Gap 2: Emails that read like a billing system
The industry average email open rate for dunning emails is 20 to 30 percent. The average click-through rate on the "update your payment method" link is around 10 percent. Those numbers are mediocre, and they are mediocre because most dunning emails look like they came from a payment processor, not a person.
"Your payment for [COMPANY NAME] in the amount of [AMOUNT] has failed. Please update your payment method at the following link."
That email gets ignored. It reads like spam. It does not tell the customer anything useful about why their payment failed. It does not use their name. It does not reference their account. It does not sound like anyone who knows them wrote it.
Customers who get an email that reads like it came from a person respond at meaningfully higher rates. The message should be short, direct, and human. It should acknowledge the problem without alarm. It should make the update as frictionless as possible.
The fix: write dunning emails in the merchant's brand voice. Reference the customer's name and subscription. Keep the message to two or three sentences. Link directly to a pre-authenticated payment update page, not a login page.
Gap 3: No coordination between retries and emails
A retry fires on Tuesday. It succeeds. An email scheduled for Wednesday asks the customer to update their card. The customer is confused and annoyed. They just paid. Why is the company telling them their payment failed?
The reverse is also common: an email fires on day 5 asking the customer to update their card, creating urgency. A retry fires on day 7 and succeeds. The customer updated their card for no reason and the duplicate charge creates a support ticket.
Uncoordinated retry and email timing produces bad customer experiences and erodes trust in exactly the customers you are trying to retain.
The fix: the retry schedule and email schedule must be aware of each other. A successful retry cancels pending emails. A failed email delivery (hard bounce) triggers an account flag. The two systems need to be one system.
Gap 4: Starting too late in the failure window
The first 48 hours after a payment failure are when soft declines are most likely to resolve. A generic_decline that clears on a 24-hour retry never becomes a dunning problem. An insufficient_funds decline that resolves on a 3-day retry near payday never requires a customer email.
Most dunning tools wait too long before the first retry. A 3-day default retry window, which is common, misses the 24 to 48 hour window where many soft declines resolve on their own. The missed window means more failures escalate to email, more customers are unnecessarily contacted, and recovery rates are lower than they could be.

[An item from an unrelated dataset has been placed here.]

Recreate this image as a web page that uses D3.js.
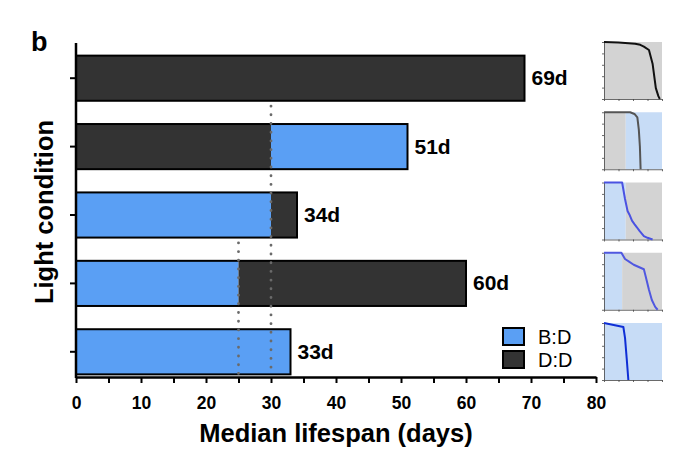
<!DOCTYPE html>
<html>
<head>
<meta charset="utf-8">
<script src="https://cdn.jsdelivr.net/npm/d3@7"></script>
<style>
  body { margin: 0; background: #fff; }
  svg { font-family: "Liberation Sans", Arial, sans-serif; }
</style>
</head>
<body>
<div id="chart"></div>
<script>

// rows from top to bottom
const conditions = ["D:D", "D:D to B:D", "B:D to D:D", "B:D to D:D (day 25)", "B:D"];
const firstLight = ["D:D", "D:D", "B:D", "B:D", "B:D"];
const switchDay = [null, 30, 30, 25, null];
const medianDays = [69, 51, 34, 60, 33];
const xTicks = [0, 10, 20, 30, 40, 50, 60, 70, 80];
const legendKeys = ["B:D", "D:D"];

// survival curves for the small panels: [day, fraction alive]
const curveDD = [[0, 1], [20, 0.99], [43, 0.97], [50, 0.95], [55, 0.92], [62, 0.86], [67, 0.62], [71.5, 0.19], [75, 0.05], [77, 0]];
const curveDDtoBD = [[0, 1], [36, 1], [42, 0.97], [46, 0.91], [48, 0.7], [49.5, 0.4], [50.5, 0]];
const curveBDtoDD = [[0, 1], [25, 1], [29, 0.71], [32.5, 0.5], [35, 0.44], [38.6, 0.33], [42, 0.27], [45.6, 0.21], [49, 0.15], [55, 0.06], [60, 0.03], [67, 0]];
const curveBD25 = [[0, 1], [24, 1], [29, 0.89], [34, 0.85], [41, 0.79], [48, 0.75], [55, 0.71], [57, 0.61], [62, 0.35], [66, 0.17], [70.6, 0.05], [74, 0]];
const curveBD = [[0, 1], [26.7, 0.93], [29, 0.74], [31.3, 0.38], [33.6, 0]];
const curves = [curveDD, curveDDtoBD, curveBDtoDD, curveBD25, curveBD];
const curveColors = ["#111111", "#555555", "#4a52e2", "#5058e0", "#0f2fd6"];

const fillColor = { "B:D": "#5a9ff4", "D:D": "#333333" };
const panelBg = { "B:D": "#c7dcf6", "D:D": "#d3d3d3" };

const width = 700, height = 460;
const margin = { top: 43, left: 76, bottom: 377, right: 596 };

const svg = d3.select("#chart").append("svg")
  .attr("width", width)
  .attr("height", height);

var x = d3.scaleLinear()
  .domain([0, 80])
  .range([margin.left, margin.right]);

var y = d3.scaleBand()
  .domain(conditions)
  .range([44, 386])
  .paddingInner(0.34)
  .paddingOuter(0.17);

// bar segments built from the arrays
const segments = [];
conditions.forEach(function(c, i) {
  const other = firstLight[i] == "B:D" ? "D:D" : "B:D";
  const cut = switchDay[i] == null ? medianDays[i] : switchDay[i];
  segments.push({ cond: c, from: 0, to: cut, light: firstLight[i] });
  if (switchDay[i] != null) {
    segments.push({ cond: c, from: cut, to: medianDays[i], light: other });
  }
});

svg.selectAll(".seg")
  .data(segments)
  .enter().append("rect")
  .attr("class", "seg")
  .attr("x", function(d) { return x(d.from); })
  .attr("y", function(d) { return y(d.cond); })
  .attr("width", function(d) { return x(d.to) - x(d.from); })
  .attr("height", y.bandwidth())
  .attr("fill", function(d) { return fillColor[d.light]; });

// outline of whole bar
svg.selectAll(".bar-outline")
  .data(conditions)
  .enter().append("rect")
  .attr("class", "bar-outline")
  .attr("x", x(0))
  .attr("y", function(d) { return y(d); })
  .attr("width", function(d, i) { return x(medianDays[i]) - x(0); })
  .attr("height", y.bandwidth())
  .attr("fill", "none")
  .attr("stroke", "#000")
  .attr("stroke-width", 2);

// dotted lines at the switch days
const switches = [];
conditions.forEach(function(c, i) {
  if (switchDay[i] != null && !switches.some(function(s) { return s.day == switchDay[i]; })) {
    switches.push({ day: switchDay[i], cond: c });
  }
});

svg.selectAll(".switch")
  .data(switches)
  .enter().append("line")
  .attr("class", "switch")
  .attr("x1", function(d) { return x(d.day); })
  .attr("x2", function(d) { return x(d.day); })
  .attr("y1", function(d) { return y(d.cond) - 18; })
  .attr("y2", margin.bottom - 2)
  .attr("stroke", "#6a6a6a")
  .attr("stroke-width", 2.8)
  .attr("stroke-linecap", "round")
  .attr("stroke-dasharray", "0.1,8.6");

// value labels
svg.selectAll(".val")
  .data(conditions)
  .enter().append("text")
  .attr("class", "val")
  .attr("x", function(d, i) { return x(medianDays[i]) + 7; })
  .attr("y", function(d) { return y(d) + y.bandwidth() / 2 + 7; })
  .attr("font-size", 21)
  .attr("font-weight", "bold")
  .text(function(d, i) { return medianDays[i] + "d"; });

// x axis
var xAxis = d3.axisBottom(x)
  .tickValues(d3.range(0, 81, 5))
  .tickSize(6)
  .tickSizeOuter(0)
  .tickFormat(function(d) { return xTicks.indexOf(d) >= 0 ? d : ""; });

const gx = svg.append("g")
  .attr("transform", "translate(0," + margin.bottom + ")")
  .call(xAxis);
gx.select(".domain").attr("stroke-width", 2.5);
gx.selectAll(".tick line").attr("stroke-width", 2);
gx.selectAll(".tick text")
  .attr("dy", "0.71em")
  .attr("y", 20)
  .attr("font-size", 17.5)
  .attr("font-weight", "bold")
  .attr("font-family", "Liberation Sans, Arial, sans-serif")
  .attr("fill", "#000");

// y axis
var yAxis = d3.axisLeft(y)
  .tickSize(6)
  .tickFormat("");

const gy = svg.append("g")
  .attr("transform", "translate(" + margin.left + ",0)")
  .call(yAxis);
gy.select(".domain").remove();
gy.selectAll(".tick line").attr("stroke-width", 2);
gy.append("line")
  .attr("x1", 0).attr("x2", 0)
  .attr("y1", margin.top)
  .attr("y2", margin.bottom + 1)
  .attr("stroke", "#000")
  .attr("stroke-width", 2.5);

// axis titles
svg.append("text")
  .attr("x", (x(0) + x(80)) / 2)
  .attr("y", 442)
  .attr("text-anchor", "middle")
  .attr("font-size", 25.5)
  .attr("font-weight", "bold")
  .text("Median lifespan (days)");

svg.append("text")
  .attr("transform", "translate(53," + 212 + ") rotate(-90)")
  .attr("text-anchor", "middle")
  .attr("font-size", 25.5)
  .attr("font-weight", "bold")
  .text("Light condition");

svg.append("text")
  .attr("x", 31)
  .attr("y", 51)
  .attr("font-size", 27)
  .attr("font-weight", "bold")
  .text("b");

// legend
const legend = svg.append("g")
  .attr("transform", "translate(503,328)");

legend.selectAll("rect")
  .data(legendKeys)
  .enter().append("rect")
  .attr("x", 0)
  .attr("y", function(d, i) { return i * 23; })
  .attr("width", 21)
  .attr("height", 17)
  .attr("fill", function(d) { return fillColor[d]; })
  .attr("stroke", "#000")
  .attr("stroke-width", 2);

legend.selectAll("text")
  .data(legendKeys)
  .enter().append("text")
  .attr("x", 35)
  .attr("y", function(d, i) { return i * 23 + 16; })
  .attr("font-size", 20)
  .text(function(d) { return d; });

// small survival panels
const px = d3.scaleLinear().domain([0, 80]).range([604, 662]);
const panelH = 57;
const panelTop = d3.scaleLinear().domain([0, 4]).range([42, 323]);

conditions.forEach(function(c, i) {
  const top = panelTop(i);
  const py = d3.scaleLinear().domain([0, 1]).range([top + panelH, top]);
  const g = svg.append("g").attr("class", "panel");

  const parts = [];
  if (switchDay[i] == null) {
    parts.push({ from: 0, to: 80, light: firstLight[i] });
  } else {
    parts.push({ from: 0, to: switchDay[i], light: firstLight[i] });
    parts.push({ from: switchDay[i], to: 80, light: firstLight[i] == "B:D" ? "D:D" : "B:D" });
  }

  g.selectAll("rect")
    .data(parts)
    .enter().append("rect")
    .attr("x", function(d) { return px(d.from); })
    .attr("y", top)
    .attr("width", function(d) { return px(d.to) - px(d.from); })
    .attr("height", panelH)
    .attr("fill", function(d) { return panelBg[d.light]; });

  g.append("g")
    .attr("transform", "translate(0," + (top + panelH) + ")")
    .call(d3.axisBottom(px).tickValues([0, 20, 40, 60, 80]).tickSize(2).tickSizeOuter(0).tickFormat(""));
  g.append("g")
    .attr("transform", "translate(604,0)")
    .call(d3.axisLeft(py).tickValues([0, 0.2, 0.4, 0.6, 0.8, 1]).tickSize(2).tickSizeOuter(0).tickFormat(""));
  g.selectAll(".domain, .tick line").attr("stroke", "#444").attr("stroke-width", 0.8);

  g.append("path")
    .datum(curves[i])
    .attr("fill", "none")
    .attr("stroke", curveColors[i])
    .attr("stroke-width", 2)
    .attr("stroke-linejoin", "round")
    .attr("d", d3.line()
      .x(function(d) { return px(d[0]); })
      .y(function(d) { return py(d[1]); }));
});

</script>
</body>
</html>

The fix: the first retry for soft declines should fire within 24 hours. Not 3 days. Not 5 days. Within 24 hours, silently, before any customer contact.
What good dunning looks like
Good dunning is:
- Decline code aware from the first webhook event
- Retry-first for soft declines, email-first for hard declines, and card data errors
- Coordinated so retries and emails do not conflict
- Written in a human voice, not a billing system voice
- Proactive before expiry, not just reactive after failure
- Tracked by decline code so you can see what is working and what is not
The businesses that hit 70 to 80 percent recovery rates are doing all six. The businesses at 35 percent are usually missing at least three.
- Why is my dunning tool not recovering enough revenue?
- The most common causes are treating all decline codes the same, generic emails that get ignored, uncoordinated retry and email timing, and waiting too long before the first retry.
- What is the right timing for the first retry after a payment failure?
- For soft declines like generic_decline and do_not_honor, the first retry should fire within 24 hours. For insufficient_funds, 2 to 3 days timed near payroll. Hard declines should not be retried at all.
- How much does email tone affect dunning recovery rates?
- Significantly. Customers who receive emails that read like they came from a person respond at materially higher rates than customers who receive generic billing system emails. Short, direct, human-voiced messages outperform templates.
- What recovery rate should I expect from a well-implemented dunning system?
- 60 to 80 percent with intelligent retry timing and email sequences combined, based on industry benchmarks from Recurly, Churnkey, and Chargebee. Businesses at 35 percent are typically missing one or more of the four gaps described above.